This guide shows how to generate synthetic documents with realistic randomized data for testing your Lucille pipelines and search indices.
Overview
The document generation example demonstrates:
- Creating synthetic documents with SequenceConnector
- Generating random data (text, numbers, dates, booleans)
- Building nested JSON structures
- Testing pipelines without real data
- Load testing search systems
Perfect for development, testing, and demonstration environments where you need realistic data at scale.
Use Cases
Pipeline Testing
Test your stage configurations with controlled data before processing real documents.
Load Testing
Generate millions of documents to test indexer performance and capacity.
Development
Work offline without access to production data sources.
Demos
Create realistic datasets for demonstrations and training.
Configuration
Complete Example
# Document generation example
connectors: [
{
# Generates N empty docs with only an ID
class: "com.kmwllc.lucille.connector.SequenceConnector"
name: "connector1"
pipeline: "pipeline1"
numDocs: 100
numDocs: ${?NUM_DOCS}
}
]
pipelines: [
{
name: "pipeline1"
stages: [
# Random text field
{
name: "test_text"
class: "com.kmwllc.lucille.stage.AddRandomString"
fieldName: "text_example"
inputDataPath: "resources/example-dictionary.txt"
minNumOfTerms: 10
maxNumOfTerms: 200
concatenate: true # Join terms into single string
},
# Random numbers
{
name: "test_integer"
class: "com.kmwllc.lucille.stage.AddRandomInt"
fieldName: "integer_example"
rangeStart: 0
rangeEnd: 100000
},
{
name: "test_double"
class: "com.kmwllc.lucille.stage.AddRandomDouble"
fieldName: "double_example"
rangeStart: 10.3
rangeEnd: 534.8
},
# Random boolean
{
name: "test_boolean"
class: "com.kmwllc.lucille.stage.AddRandomBoolean"
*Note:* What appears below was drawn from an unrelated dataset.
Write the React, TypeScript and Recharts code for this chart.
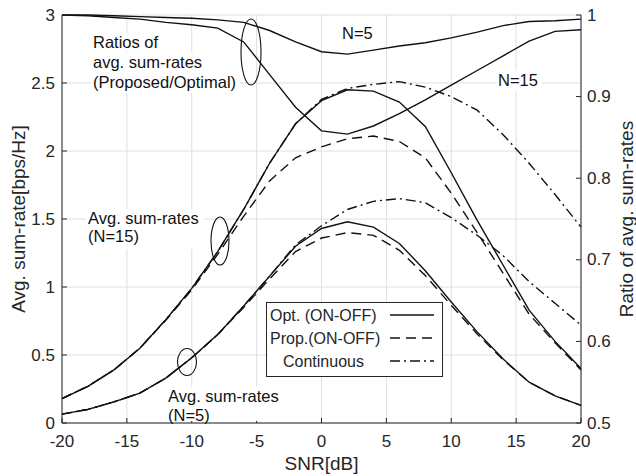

fieldName: "boolean_example"
percentTrue: 60 # 60% true, 40% false
},
# Random date
{
name: "test_date"
class: "com.kmwllc.lucille.stage.AddRandomDate"
fieldName: "date_example"
rangeStartDate: "2015-07-31"
rangeEndDate: "2025-07-31"
},
# Random nested structure
{
name: "test_nested"
class: "com.kmwllc.lucille.stage.AddRandomNestedField"
targetField: "nested_example"
minNumObjects: 1
maxNumObjects: 20
entries: {
"field_a" = "stringGen"
"field_b" = "stringGen"
"field_c" = "stringGen"
}
generators: {
stringGen = {
class: "com.kmwllc.lucille.stage.AddRandomString"
input_data_path: "resources/example-dictionary.txt"
minNumOfTerms: 1
maxNumOfTerms: 5
concatenate: true
}
}
}
]
}
]
indexer {
type: "Elasticsearch"
batchSize: 1000
batchTimeout: 1000
logRate: 1000
sendEnabled: true
sendEnabled: ${?ES_SEND_ENABLED}
}
elasticsearch {
url: "http://localhost:9200"
url: ${?ES_URL}
index: "test_docs"
index: ${?ES_INDEX}
acceptInvalidCert: true
}
Generator Stages
AddRandomString
Generate random text from a dictionary file:
{
name: "randomText"
class: "com.kmwllc.lucille.stage.AddRandomString"
fieldName: "description"
inputDataPath: "resources/dictionary.txt"
minNumOfTerms: 5
maxNumOfTerms: 50
concatenate: true # Join with spaces
}
Parameters:
inputDataPath: Text file with one term per line
minNumOfTerms: Minimum terms to select
maxNumOfTerms: Maximum terms to select
concatenate: Join terms into single string (default: false)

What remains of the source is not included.